Dataset extract =>
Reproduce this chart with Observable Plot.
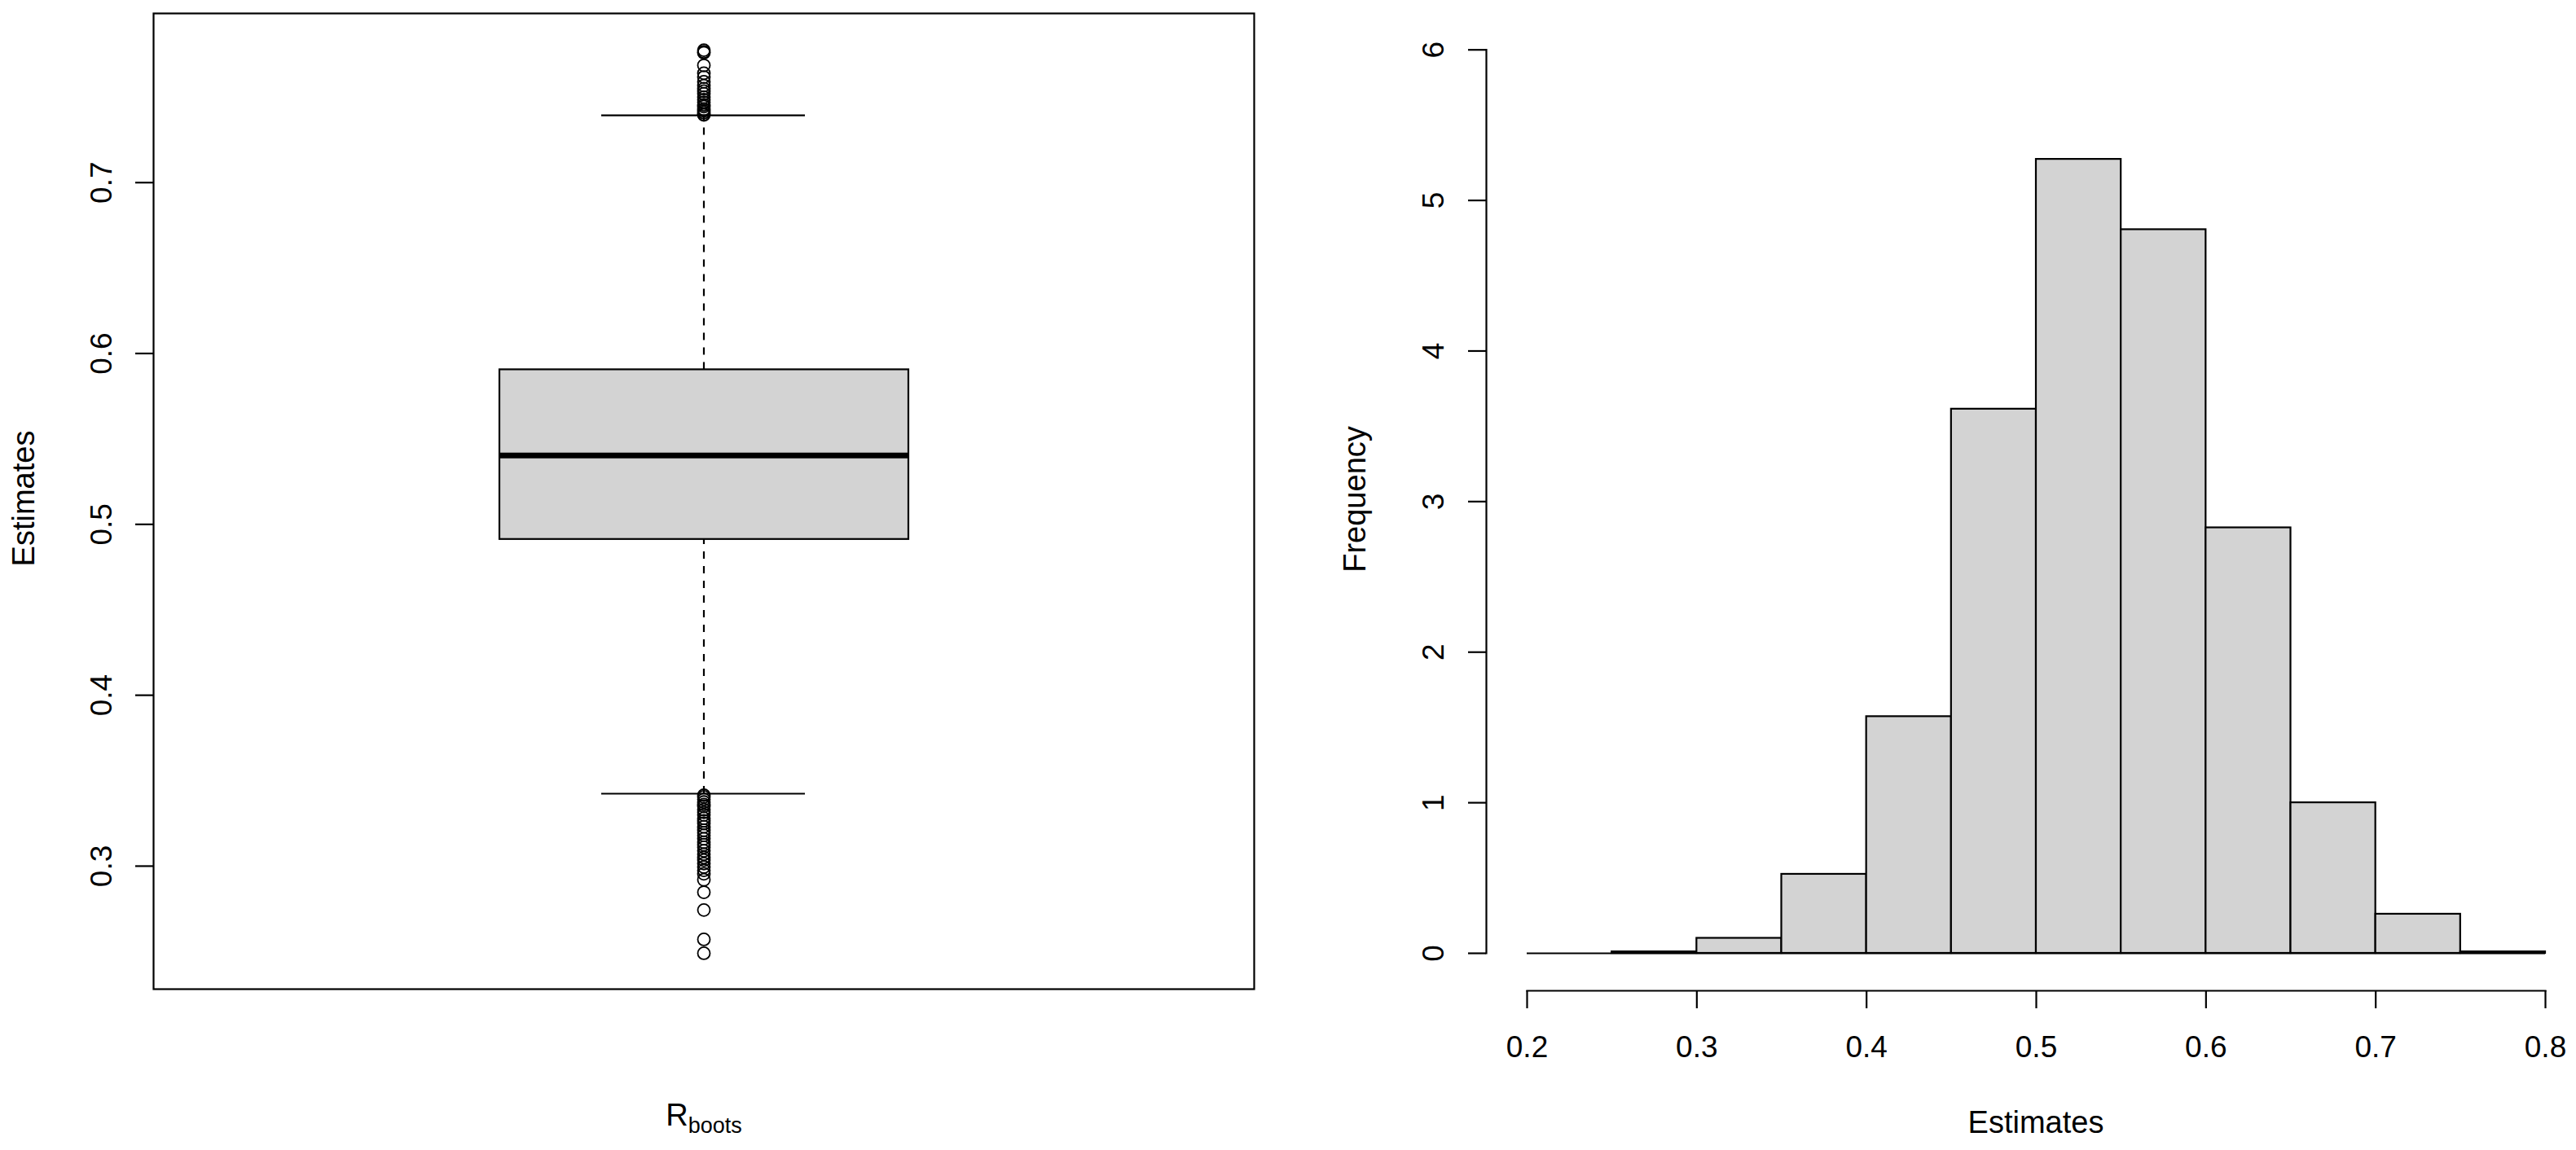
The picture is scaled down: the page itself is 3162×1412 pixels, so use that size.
<!DOCTYPE html>
<html><head><meta charset="utf-8">
<script src="https://cdn.jsdelivr.net/npm/d3@7"></script>
<script src="https://cdn.jsdelivr.net/npm/@observablehq/plot@0.6"></script>
<style>
html,body{margin:0;padding:0;background:#fff;}
#wrap{position:relative;width:3162px;height:1412px;overflow:hidden;background:#fff;}
#left{position:absolute;left:0;top:0;}
#right{position:absolute;left:1600px;top:0;}
</style></head><body>
<div id="wrap"><div id="left"></div><div id="right"></div></div>
<script>
// ---- Boxplot data (R_boots) ----
const boxCategory = ["Rboots"];
const boxQ1 = 0.4912;
const boxMedian = 0.5403;
const boxQ3 = 0.5905;
const whiskerLow = 0.3424;
const whiskerHigh = 0.7394;
const outliersHigh = [0.7775, 0.7765, 0.7760, 0.7686, 0.7640, 0.7618, 0.7590, 0.7568, 0.7550, 0.7535,
  0.7520, 0.7500, 0.7485, 0.7470, 0.7455, 0.7445, 0.7430, 0.7420, 0.7410, 0.7400, 0.7396];
const outliersLow = [0.3415, 0.3405, 0.3390, 0.3375, 0.3360, 0.3350, 0.3330, 0.3315, 0.3300, 0.3280,
  0.3265, 0.3250, 0.3230, 0.3210, 0.3195, 0.3180, 0.3160, 0.3140, 0.3125, 0.3110, 0.3090, 0.3070,
  0.3050, 0.3035, 0.3015, 0.2995, 0.2975, 0.2955, 0.2920, 0.2847, 0.2743, 0.2571, 0.2490];
const boxYTicks = [0.3, 0.4, 0.5, 0.6, 0.7];

// ---- Histogram data ----
const histBreaks = [0.20, 0.25, 0.30, 0.35, 0.40, 0.45, 0.50, 0.55, 0.60, 0.65, 0.70, 0.75, 0.80];
const histDensity = [0, 0.01, 0.10, 0.525, 1.572, 3.614, 5.273, 4.806, 2.826, 1.0, 0.26, 0.01];
const histXTicks = [0.2, 0.3, 0.4, 0.5, 0.6, 0.7, 0.8];
const histYTicks = [0, 1, 2, 3, 4, 5, 6];

const FONT = "'Liberation Sans', Arial, Helvetica, sans-serif";
const FS = 37;
const LW = 2.2;

// ---------- Left: boxplot ----------
const boxRows = [{cat: boxCategory[0], lo: whiskerLow, q1: boxQ1, med: boxMedian, q3: boxQ3, hi: whiskerHigh}];
const outRows = outliersHigh.concat(outliersLow).map(v => ({cat: boxCategory[0], v}));

const left = Plot.plot({
  width: 1600, height: 1412,
  marginLeft: 188, marginRight: 61, marginTop: 16, marginBottom: 198,
  style: {fontFamily: FONT, fontSize: FS + "px", background: "white", color: "black", overflow: "visible"},
  x: {type: "band", domain: boxCategory, padding: 0, axis: null},
  y: {domain: [0.228, 0.799]},
  marks: [
    Plot.ruleX(boxRows, {x: "cat", y1: "q3", y2: "hi", stroke: "black", strokeWidth: LW, strokeDasharray: "9,9"}),
    Plot.ruleX(boxRows, {x: "cat", y1: "lo", y2: "q1", stroke: "black", strokeWidth: LW, strokeDasharray: "9,9"}),
    Plot.tickY(boxRows, {x: "cat", y: "hi", insetLeft: 550, insetRight: 551, stroke: "black", strokeWidth: LW}),
    Plot.tickY(boxRows, {x: "cat", y: "lo", insetLeft: 550, insetRight: 551, stroke: "black", strokeWidth: LW}),
    Plot.barY(boxRows, {x: "cat", y1: "q1", y2: "q3", insetLeft: 425, insetRight: 424, fill: "#d3d3d3", stroke: "black", strokeWidth: LW}),
    Plot.tickY(boxRows, {x: "cat", y: "med", insetLeft: 425, insetRight: 424, stroke: "black", strokeWidth: 7}),
    Plot.dot(outRows, {x: "cat", y: "v", r: 7.5, stroke: "black", strokeWidth: 1.8, fill: "none"}),
    Plot.frame({stroke: "black", strokeWidth: LW}),
    Plot.axisY(boxYTicks, {anchor: "left", tickSize: 22, tickPadding: 30, tickRotate: -90, fontSize: FS,
      strokeWidth: LW, tickFormat: d => d.toFixed(1), label: null})
  ]
});
document.getElementById("left").appendChild(left);

// ---------- Right: histogram ----------
const bins = histDensity.map((d, i) => ({x0: histBreaks[i], x1: histBreaks[i + 1], d}));

const right = Plot.plot({
  width: 1562, height: 1412,
  marginLeft: 274, marginRight: 38, marginTop: 60.7, marginBottom: 242,
  style: {fontFamily: FONT, fontSize: FS + "px", background: "white", color: "black", overflow: "visible"},
  x: {domain: [0.2, 0.8]},
  y: {domain: [0, 6]},
  marks: [
    Plot.rectY(bins, {x1: "x0", x2: "x1", y: "d", fill: "#d3d3d3", stroke: "black", strokeWidth: LW}),
    Plot.ruleY([0], {x1: histBreaks[0], x2: histBreaks[histBreaks.length - 1], stroke: "black", strokeWidth: LW}),
    Plot.axisY(histYTicks, {anchor: "left", tickSize: 22, tickPadding: 31, tickRotate: -90, dx: -50,
      fontSize: FS, strokeWidth: LW, tickFormat: d => String(d), label: null}),
    Plot.frame({anchor: "left", dx: -50, stroke: "black", strokeWidth: LW}),
    Plot.axisX(histXTicks, {anchor: "bottom", tickSize: 22, tickPadding: 33, dy: 46,
      fontSize: FS, strokeWidth: LW, tickFormat: d => d.toFixed(1), label: null}),
    Plot.frame({anchor: "bottom", dy: 46, stroke: "black", strokeWidth: LW})
  ]
});
document.getElementById("right").appendChild(right);

// ---------- Axis titles ----------
function addText(svg, x, y, rot, parts) {
  const t = d3.select(svg).append("text")
    .attr("transform", `translate(${x},${y}) rotate(${rot})`)
    .attr("text-anchor", "middle")
    .attr("fill", "black")
    .style("font-family", FONT);
  parts.forEach(p => {
    const s = t.append("tspan").text(p.text).style("font-size", p.size + "px");
    if (p.dy) s.attr("dy", p.dy);
  });
}
addText(left, 42, 612, -90, [{text: "Estimates", size: 38}]);
addText(left, 864, 1382, 0, [{text: "R", size: 38}, {text: "boots", size: 27, dy: 9}]);
addText(right, 76, 613, -90, [{text: "Frequency", size: 38}]);
addText(right, 899, 1391, 0, [{text: "Estimates", size: 38}]);
</script>
</body></html>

Objective => Your task is to return the lines above, from the first one up to and including the line containing "const LW = 2.2;", minus any pictures.

Problem solution =>
Reproduce this chart with Observable Plot.
The picture is scaled down: the page itself is 3162×1412 pixels, so use that size.
<!DOCTYPE html>
<html><head><meta charset="utf-8">
<script src="https://cdn.jsdelivr.net/npm/d3@7"></script>
<script src="https://cdn.jsdelivr.net/npm/@observablehq/plot@0.6"></script>
<style>
html,body{margin:0;padding:0;background:#fff;}
#wrap{position:relative;width:3162px;height:1412px;overflow:hidden;background:#fff;}
#left{position:absolute;left:0;top:0;}
#right{position:absolute;left:1600px;top:0;}
</style></head><body>
<div id="wrap"><div id="left"></div><div id="right"></div></div>
<script>
// ---- Boxplot data (R_boots) ----
const boxCategory = ["Rboots"];
const boxQ1 = 0.4912;
const boxMedian = 0.5403;
const boxQ3 = 0.5905;
const whiskerLow = 0.3424;
const whiskerHigh = 0.7394;
const outliersHigh = [0.7775, 0.7765, 0.7760, 0.7686, 0.7640, 0.7618, 0.7590, 0.7568, 0.7550, 0.7535,
  0.7520, 0.7500, 0.7485, 0.7470, 0.7455, 0.7445, 0.7430, 0.7420, 0.7410, 0.7400, 0.7396];
const outliersLow = [0.3415, 0.3405, 0.3390, 0.3375, 0.3360, 0.3350, 0.3330, 0.3315, 0.3300, 0.3280,
  0.3265, 0.3250, 0.3230, 0.3210, 0.3195, 0.3180, 0.3160, 0.3140, 0.3125, 0.3110, 0.3090, 0.3070,
  0.3050, 0.3035, 0.3015, 0.2995, 0.2975, 0.2955, 0.2920, 0.2847, 0.2743, 0.2571, 0.2490];
const boxYTicks = [0.3, 0.4, 0.5, 0.6, 0.7];

// ---- Histogram data ----
const histBreaks = [0.20, 0.25, 0.30, 0.35, 0.40, 0.45, 0.50, 0.55, 0.60, 0.65, 0.70, 0.75, 0.80];
const histDensity = [0, 0.01, 0.10, 0.525, 1.572, 3.614, 5.273, 4.806, 2.826, 1.0, 0.26, 0.01];
const histXTicks = [0.2, 0.3, 0.4, 0.5, 0.6, 0.7, 0.8];
const histYTicks = [0, 1, 2, 3, 4, 5, 6];

const FONT = "'Liberation Sans', Arial, Helvetica, sans-serif";
const FS = 37;
const LW = 2.2;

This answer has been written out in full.